— Begin Data for the task —

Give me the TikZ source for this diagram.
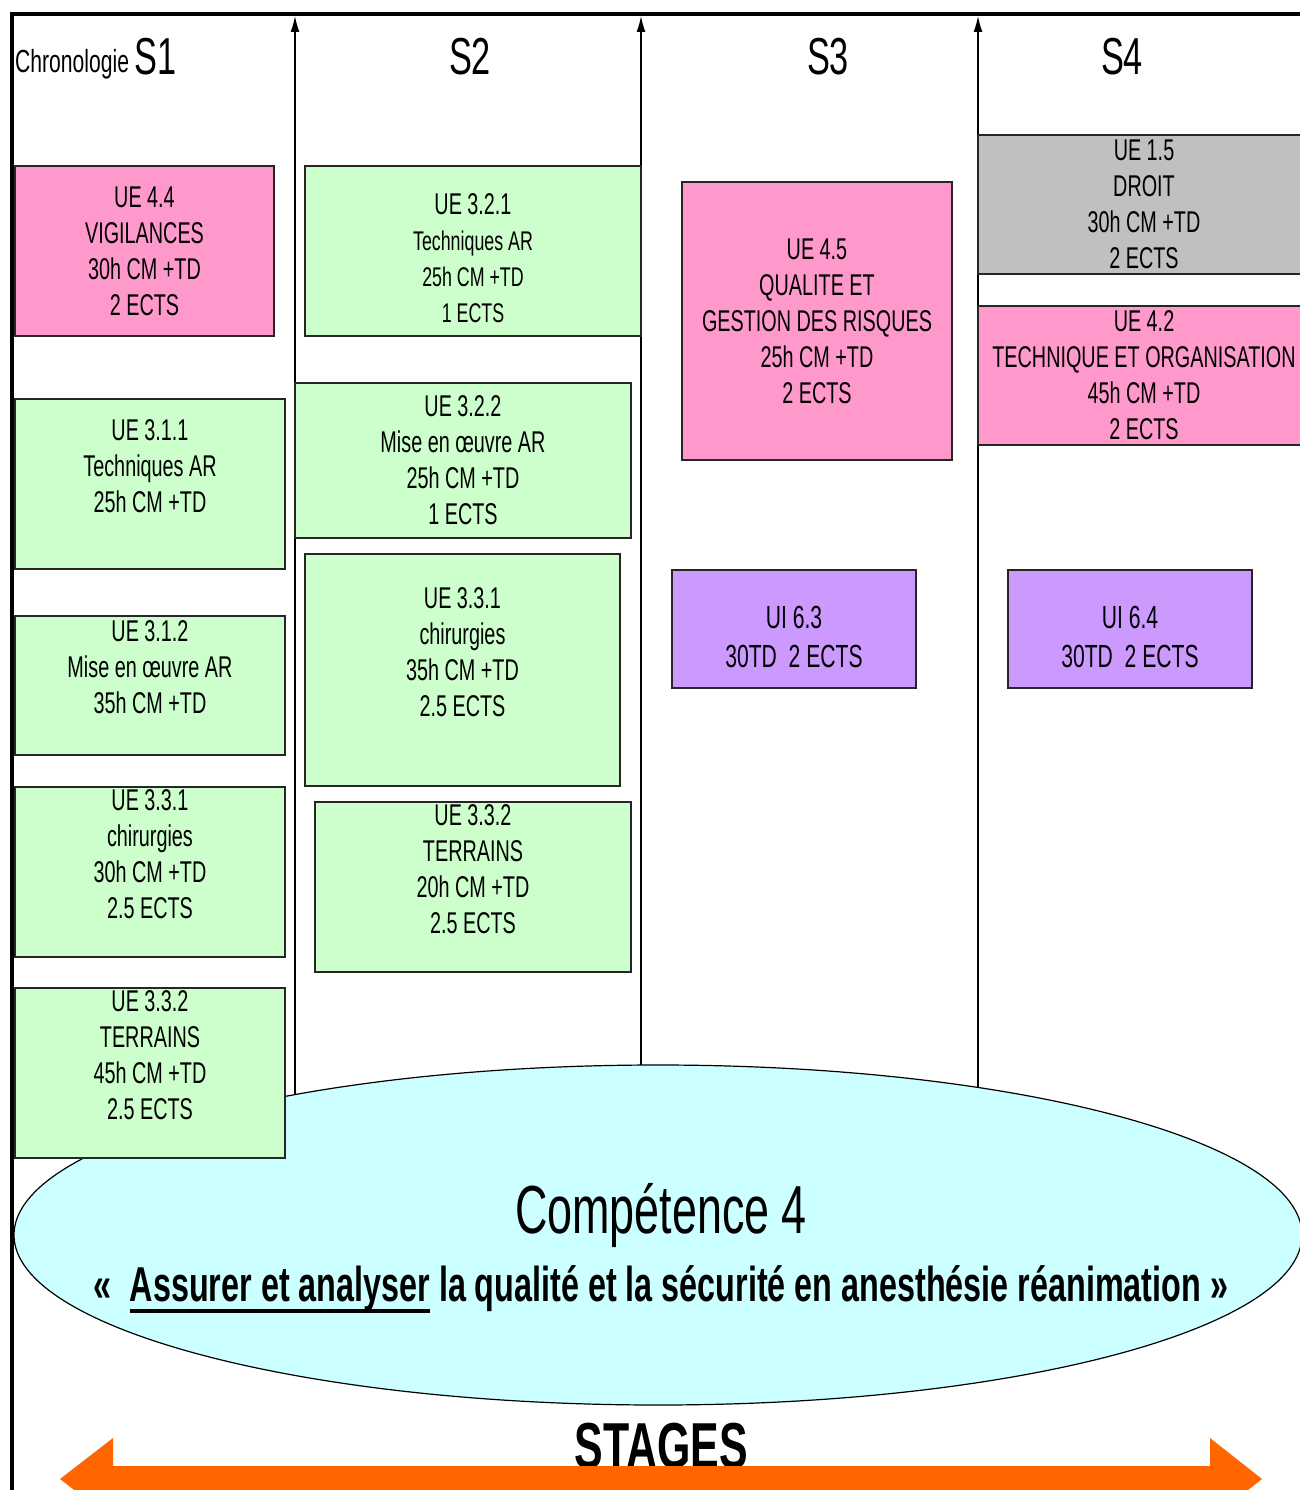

— End Data for the task —
— Begin Data for the task —

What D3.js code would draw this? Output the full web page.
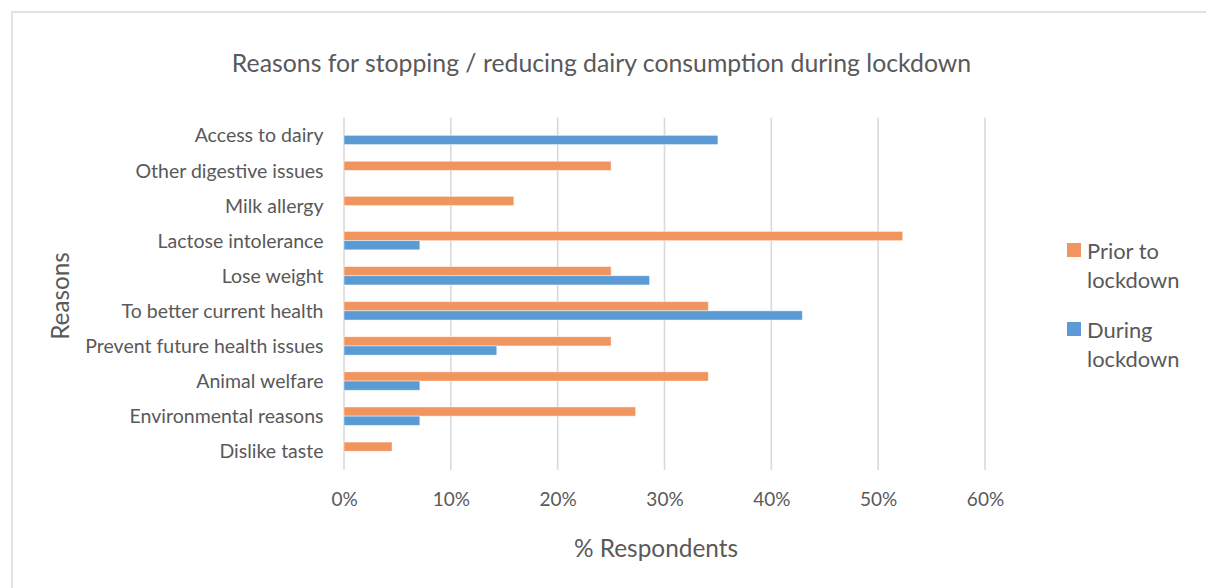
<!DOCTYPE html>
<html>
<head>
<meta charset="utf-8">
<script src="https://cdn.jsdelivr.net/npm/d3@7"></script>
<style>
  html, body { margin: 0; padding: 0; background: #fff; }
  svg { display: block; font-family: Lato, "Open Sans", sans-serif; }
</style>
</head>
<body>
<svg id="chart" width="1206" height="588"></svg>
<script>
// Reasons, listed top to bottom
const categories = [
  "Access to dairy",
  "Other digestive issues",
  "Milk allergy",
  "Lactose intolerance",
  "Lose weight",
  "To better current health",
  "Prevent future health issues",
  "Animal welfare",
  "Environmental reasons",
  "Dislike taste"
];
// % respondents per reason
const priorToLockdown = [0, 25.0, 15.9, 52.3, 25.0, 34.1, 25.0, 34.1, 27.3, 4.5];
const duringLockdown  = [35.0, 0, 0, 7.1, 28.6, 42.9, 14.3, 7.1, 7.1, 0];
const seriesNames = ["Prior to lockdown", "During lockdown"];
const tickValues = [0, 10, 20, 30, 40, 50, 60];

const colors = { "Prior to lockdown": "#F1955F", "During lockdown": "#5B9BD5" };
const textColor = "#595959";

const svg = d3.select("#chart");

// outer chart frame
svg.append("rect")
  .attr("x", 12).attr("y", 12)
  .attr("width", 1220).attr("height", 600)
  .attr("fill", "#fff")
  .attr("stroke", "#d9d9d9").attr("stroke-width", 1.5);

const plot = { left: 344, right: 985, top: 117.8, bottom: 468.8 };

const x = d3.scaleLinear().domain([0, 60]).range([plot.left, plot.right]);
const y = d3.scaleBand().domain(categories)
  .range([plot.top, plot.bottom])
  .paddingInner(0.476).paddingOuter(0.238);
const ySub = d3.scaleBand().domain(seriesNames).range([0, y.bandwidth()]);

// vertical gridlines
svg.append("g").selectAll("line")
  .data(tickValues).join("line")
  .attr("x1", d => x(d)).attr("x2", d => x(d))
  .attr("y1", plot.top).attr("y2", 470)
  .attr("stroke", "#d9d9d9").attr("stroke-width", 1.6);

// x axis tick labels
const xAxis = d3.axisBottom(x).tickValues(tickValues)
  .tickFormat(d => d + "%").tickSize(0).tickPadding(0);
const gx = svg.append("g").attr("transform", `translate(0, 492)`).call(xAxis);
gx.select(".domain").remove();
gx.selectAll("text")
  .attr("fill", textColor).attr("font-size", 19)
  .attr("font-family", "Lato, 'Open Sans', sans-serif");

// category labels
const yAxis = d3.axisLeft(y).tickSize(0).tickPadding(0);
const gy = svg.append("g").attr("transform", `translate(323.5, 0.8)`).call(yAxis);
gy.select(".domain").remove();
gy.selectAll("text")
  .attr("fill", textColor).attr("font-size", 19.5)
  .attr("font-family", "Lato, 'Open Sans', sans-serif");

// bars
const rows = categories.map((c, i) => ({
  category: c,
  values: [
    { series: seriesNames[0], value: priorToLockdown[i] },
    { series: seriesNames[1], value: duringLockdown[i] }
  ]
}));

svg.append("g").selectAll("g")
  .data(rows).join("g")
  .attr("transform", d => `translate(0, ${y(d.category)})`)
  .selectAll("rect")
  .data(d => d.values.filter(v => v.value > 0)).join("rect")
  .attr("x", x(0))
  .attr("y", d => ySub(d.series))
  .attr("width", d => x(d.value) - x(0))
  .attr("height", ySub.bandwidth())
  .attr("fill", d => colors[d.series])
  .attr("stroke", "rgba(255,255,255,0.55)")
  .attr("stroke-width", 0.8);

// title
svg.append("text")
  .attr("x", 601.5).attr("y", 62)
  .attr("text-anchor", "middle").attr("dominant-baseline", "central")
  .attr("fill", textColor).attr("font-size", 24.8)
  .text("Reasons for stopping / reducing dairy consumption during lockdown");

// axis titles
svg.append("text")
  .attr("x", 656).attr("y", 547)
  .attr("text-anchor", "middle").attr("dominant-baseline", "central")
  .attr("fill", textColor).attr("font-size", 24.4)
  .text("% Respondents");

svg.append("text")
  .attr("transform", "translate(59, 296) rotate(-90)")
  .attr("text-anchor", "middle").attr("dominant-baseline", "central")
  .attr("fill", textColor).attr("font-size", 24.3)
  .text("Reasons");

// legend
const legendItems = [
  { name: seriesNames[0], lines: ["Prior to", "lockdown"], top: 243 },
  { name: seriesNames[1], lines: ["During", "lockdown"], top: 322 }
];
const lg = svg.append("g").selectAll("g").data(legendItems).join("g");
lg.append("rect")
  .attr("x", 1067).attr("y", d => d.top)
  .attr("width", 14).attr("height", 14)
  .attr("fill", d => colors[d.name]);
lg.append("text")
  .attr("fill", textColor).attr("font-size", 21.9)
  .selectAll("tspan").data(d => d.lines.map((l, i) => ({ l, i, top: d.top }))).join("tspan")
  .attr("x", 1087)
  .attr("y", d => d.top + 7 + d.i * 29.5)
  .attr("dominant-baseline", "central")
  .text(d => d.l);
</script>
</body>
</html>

— End Data for the task —

Show, from the material above, each line that includes the string "this".

Give me the TikZ source for this diagram.
What D3.js code would draw this? Output the full web page.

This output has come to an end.